* Information shown:
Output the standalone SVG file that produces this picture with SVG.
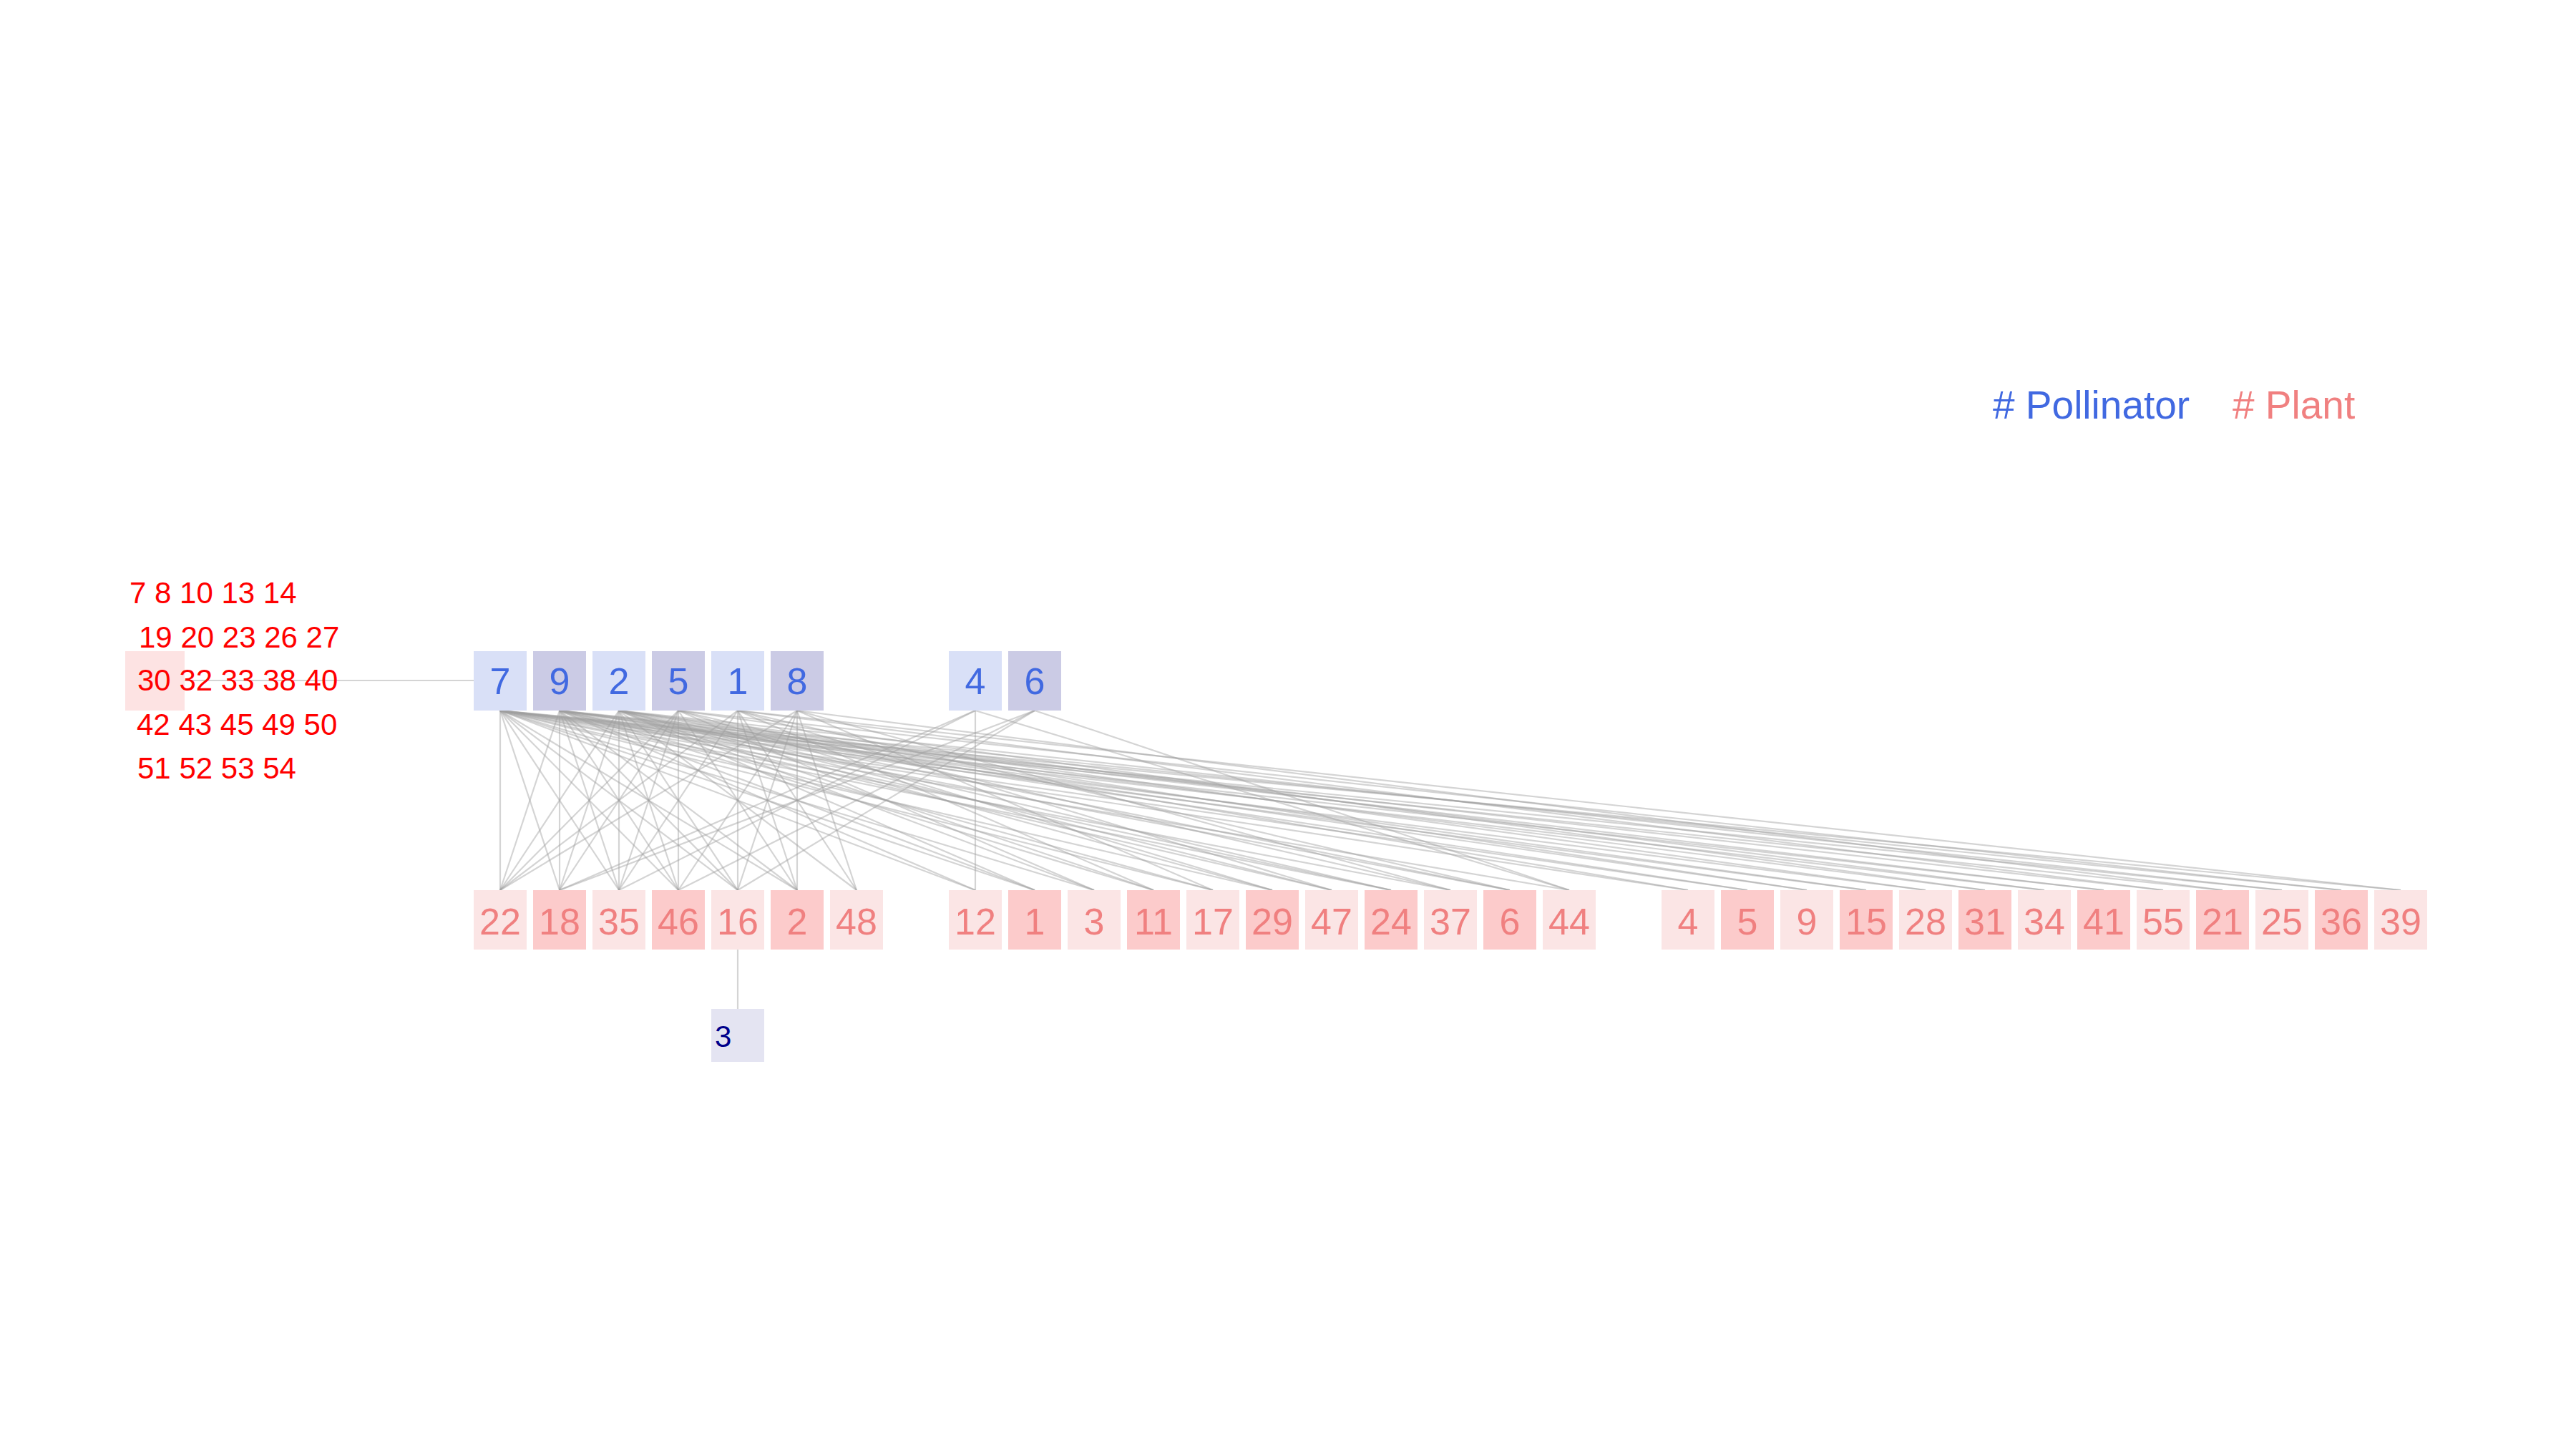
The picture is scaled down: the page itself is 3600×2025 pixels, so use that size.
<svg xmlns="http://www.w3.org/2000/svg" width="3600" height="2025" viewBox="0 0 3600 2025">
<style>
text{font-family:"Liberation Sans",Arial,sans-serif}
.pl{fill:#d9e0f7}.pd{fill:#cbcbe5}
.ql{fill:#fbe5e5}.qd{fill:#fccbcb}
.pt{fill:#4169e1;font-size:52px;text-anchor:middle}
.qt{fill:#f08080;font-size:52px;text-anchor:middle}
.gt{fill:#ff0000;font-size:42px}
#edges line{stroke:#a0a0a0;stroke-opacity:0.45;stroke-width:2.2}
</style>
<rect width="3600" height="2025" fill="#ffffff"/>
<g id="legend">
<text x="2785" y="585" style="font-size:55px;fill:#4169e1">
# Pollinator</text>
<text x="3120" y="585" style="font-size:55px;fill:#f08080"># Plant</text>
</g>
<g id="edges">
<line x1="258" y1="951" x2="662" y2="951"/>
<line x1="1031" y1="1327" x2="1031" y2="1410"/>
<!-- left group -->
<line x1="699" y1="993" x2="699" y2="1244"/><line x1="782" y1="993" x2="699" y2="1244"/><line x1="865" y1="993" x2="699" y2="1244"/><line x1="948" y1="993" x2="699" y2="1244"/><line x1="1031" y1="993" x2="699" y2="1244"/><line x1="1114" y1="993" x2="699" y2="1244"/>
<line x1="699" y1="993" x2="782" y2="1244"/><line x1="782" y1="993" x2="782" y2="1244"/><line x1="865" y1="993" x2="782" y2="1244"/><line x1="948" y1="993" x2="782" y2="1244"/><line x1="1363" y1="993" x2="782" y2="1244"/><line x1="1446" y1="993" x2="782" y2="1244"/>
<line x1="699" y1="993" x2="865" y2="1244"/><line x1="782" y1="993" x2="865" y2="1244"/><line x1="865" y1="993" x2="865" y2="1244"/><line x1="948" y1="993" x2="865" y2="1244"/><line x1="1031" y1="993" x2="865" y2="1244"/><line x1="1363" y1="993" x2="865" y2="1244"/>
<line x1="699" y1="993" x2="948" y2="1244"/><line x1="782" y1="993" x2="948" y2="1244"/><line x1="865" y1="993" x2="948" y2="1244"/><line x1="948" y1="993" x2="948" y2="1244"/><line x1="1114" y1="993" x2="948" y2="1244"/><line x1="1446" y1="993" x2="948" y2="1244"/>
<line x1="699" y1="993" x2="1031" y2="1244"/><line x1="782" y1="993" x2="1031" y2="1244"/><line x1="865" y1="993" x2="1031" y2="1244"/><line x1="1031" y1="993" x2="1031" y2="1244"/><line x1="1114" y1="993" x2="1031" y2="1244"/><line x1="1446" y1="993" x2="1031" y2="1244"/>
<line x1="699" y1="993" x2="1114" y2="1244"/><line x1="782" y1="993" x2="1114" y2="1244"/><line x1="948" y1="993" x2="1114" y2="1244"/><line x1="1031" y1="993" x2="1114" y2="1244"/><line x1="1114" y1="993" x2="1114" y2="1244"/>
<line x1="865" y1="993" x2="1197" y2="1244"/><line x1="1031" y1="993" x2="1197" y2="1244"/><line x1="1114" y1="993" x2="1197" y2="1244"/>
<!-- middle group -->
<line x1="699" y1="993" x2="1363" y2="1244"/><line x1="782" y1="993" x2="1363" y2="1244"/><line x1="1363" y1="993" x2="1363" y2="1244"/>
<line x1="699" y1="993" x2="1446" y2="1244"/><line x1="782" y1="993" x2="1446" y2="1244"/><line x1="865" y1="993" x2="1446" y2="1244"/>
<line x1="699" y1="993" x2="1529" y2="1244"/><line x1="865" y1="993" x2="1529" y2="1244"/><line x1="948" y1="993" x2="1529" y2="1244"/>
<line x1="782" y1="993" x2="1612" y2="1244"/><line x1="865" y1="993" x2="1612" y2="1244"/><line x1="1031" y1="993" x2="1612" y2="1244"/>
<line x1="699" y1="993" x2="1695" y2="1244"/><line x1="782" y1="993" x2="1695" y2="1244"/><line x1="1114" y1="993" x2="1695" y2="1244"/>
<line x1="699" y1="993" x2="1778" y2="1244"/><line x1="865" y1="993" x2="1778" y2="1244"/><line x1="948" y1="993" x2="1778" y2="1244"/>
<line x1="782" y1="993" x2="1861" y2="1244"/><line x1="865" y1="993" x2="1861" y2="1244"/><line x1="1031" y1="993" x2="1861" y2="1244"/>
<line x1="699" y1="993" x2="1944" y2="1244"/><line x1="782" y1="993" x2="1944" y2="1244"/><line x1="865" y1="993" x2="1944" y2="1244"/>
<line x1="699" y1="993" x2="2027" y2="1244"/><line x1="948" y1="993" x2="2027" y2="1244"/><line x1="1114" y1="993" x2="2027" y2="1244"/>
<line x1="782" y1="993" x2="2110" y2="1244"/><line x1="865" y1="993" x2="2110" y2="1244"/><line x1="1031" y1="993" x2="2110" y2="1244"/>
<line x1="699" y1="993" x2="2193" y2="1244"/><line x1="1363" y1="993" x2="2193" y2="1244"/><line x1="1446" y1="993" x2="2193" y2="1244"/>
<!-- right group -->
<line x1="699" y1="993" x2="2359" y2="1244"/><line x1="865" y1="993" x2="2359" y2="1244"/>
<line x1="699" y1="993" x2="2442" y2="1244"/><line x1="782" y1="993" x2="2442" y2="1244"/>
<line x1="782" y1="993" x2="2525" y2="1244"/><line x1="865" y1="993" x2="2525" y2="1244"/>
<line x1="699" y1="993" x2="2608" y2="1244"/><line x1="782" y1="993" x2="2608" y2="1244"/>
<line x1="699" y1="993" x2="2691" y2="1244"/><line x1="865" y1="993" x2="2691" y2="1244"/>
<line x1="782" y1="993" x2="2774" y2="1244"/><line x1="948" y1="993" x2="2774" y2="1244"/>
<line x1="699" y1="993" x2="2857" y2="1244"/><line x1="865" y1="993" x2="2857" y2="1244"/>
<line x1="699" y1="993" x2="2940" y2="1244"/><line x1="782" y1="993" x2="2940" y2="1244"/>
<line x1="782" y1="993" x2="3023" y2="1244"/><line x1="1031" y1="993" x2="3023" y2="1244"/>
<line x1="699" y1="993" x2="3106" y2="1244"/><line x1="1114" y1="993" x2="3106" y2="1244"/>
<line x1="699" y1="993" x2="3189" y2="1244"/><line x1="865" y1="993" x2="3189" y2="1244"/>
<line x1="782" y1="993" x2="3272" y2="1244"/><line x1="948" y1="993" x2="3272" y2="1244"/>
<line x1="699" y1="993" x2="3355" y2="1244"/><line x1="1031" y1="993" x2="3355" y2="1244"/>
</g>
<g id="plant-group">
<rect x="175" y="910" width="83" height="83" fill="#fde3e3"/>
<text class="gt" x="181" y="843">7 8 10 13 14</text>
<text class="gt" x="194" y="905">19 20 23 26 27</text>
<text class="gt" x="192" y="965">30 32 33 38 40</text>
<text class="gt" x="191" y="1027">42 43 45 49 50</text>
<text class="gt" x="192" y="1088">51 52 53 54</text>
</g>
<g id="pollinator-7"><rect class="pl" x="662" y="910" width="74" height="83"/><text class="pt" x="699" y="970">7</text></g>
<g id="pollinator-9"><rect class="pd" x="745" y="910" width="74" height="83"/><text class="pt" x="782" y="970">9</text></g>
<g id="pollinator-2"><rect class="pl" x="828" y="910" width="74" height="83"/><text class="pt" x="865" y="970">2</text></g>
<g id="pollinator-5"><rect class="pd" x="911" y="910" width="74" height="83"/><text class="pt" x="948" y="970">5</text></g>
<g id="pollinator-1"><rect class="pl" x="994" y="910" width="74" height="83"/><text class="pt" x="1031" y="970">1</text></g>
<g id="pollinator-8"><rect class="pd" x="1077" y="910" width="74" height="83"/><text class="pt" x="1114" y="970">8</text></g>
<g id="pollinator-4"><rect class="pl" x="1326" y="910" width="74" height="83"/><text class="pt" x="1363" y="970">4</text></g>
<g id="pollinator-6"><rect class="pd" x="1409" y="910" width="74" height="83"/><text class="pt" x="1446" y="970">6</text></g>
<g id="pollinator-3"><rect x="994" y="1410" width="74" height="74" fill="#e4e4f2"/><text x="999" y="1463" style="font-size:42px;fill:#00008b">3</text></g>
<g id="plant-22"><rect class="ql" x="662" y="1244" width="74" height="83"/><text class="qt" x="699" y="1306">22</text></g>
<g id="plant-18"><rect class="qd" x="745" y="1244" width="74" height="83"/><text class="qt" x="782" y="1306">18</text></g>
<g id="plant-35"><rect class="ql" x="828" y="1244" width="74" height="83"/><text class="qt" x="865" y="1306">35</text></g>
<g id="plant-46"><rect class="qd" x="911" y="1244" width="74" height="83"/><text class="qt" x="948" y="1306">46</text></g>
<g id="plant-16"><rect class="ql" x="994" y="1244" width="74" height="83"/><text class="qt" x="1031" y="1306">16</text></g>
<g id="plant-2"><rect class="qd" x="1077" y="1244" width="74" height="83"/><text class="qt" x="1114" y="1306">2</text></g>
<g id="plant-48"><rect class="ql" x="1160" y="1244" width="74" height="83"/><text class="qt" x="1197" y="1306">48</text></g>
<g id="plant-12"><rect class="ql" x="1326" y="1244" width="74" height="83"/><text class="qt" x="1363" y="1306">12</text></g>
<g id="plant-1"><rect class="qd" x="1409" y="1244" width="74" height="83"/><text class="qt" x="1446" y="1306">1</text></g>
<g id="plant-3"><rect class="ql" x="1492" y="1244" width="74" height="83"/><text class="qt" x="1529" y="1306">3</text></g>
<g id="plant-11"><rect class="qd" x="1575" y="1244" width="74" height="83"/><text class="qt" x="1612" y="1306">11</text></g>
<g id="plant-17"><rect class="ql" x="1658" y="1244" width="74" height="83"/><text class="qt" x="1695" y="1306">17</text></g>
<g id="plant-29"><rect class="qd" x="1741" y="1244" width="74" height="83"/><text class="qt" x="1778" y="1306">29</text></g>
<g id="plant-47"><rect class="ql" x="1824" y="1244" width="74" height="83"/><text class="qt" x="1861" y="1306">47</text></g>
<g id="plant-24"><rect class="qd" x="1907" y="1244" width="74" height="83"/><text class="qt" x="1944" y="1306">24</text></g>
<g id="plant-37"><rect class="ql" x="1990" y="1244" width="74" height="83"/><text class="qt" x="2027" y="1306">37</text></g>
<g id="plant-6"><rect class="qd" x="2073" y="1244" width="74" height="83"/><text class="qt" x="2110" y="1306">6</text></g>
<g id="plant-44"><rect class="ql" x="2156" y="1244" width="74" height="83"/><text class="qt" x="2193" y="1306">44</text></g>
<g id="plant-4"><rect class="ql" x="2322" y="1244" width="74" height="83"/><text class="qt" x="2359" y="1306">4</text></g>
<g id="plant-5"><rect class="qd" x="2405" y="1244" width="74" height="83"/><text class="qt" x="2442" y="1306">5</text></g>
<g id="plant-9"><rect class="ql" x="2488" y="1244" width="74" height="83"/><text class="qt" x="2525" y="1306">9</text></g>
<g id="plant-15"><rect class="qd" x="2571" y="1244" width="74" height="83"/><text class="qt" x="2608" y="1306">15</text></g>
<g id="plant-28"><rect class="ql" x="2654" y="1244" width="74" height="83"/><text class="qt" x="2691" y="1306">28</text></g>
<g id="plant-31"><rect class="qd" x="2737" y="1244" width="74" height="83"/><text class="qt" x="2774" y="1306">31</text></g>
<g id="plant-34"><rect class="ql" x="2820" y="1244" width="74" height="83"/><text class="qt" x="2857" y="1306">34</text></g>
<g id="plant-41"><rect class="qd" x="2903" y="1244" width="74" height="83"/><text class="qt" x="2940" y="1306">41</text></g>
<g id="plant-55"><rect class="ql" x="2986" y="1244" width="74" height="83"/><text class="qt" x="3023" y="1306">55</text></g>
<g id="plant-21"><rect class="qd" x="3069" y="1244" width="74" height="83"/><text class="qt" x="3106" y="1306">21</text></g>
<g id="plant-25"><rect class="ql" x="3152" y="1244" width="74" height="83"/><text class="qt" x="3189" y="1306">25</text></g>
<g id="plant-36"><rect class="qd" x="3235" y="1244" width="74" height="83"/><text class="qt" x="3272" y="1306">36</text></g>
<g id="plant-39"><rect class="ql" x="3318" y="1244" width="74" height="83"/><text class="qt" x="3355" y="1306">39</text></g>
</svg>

* What to work on: Every line in the data that holds "picture" should be copied out.

* Exercise result:
Output the standalone SVG file that produces this picture with SVG.
The picture is scaled down: the page itself is 3600×2025 pixels, so use that size.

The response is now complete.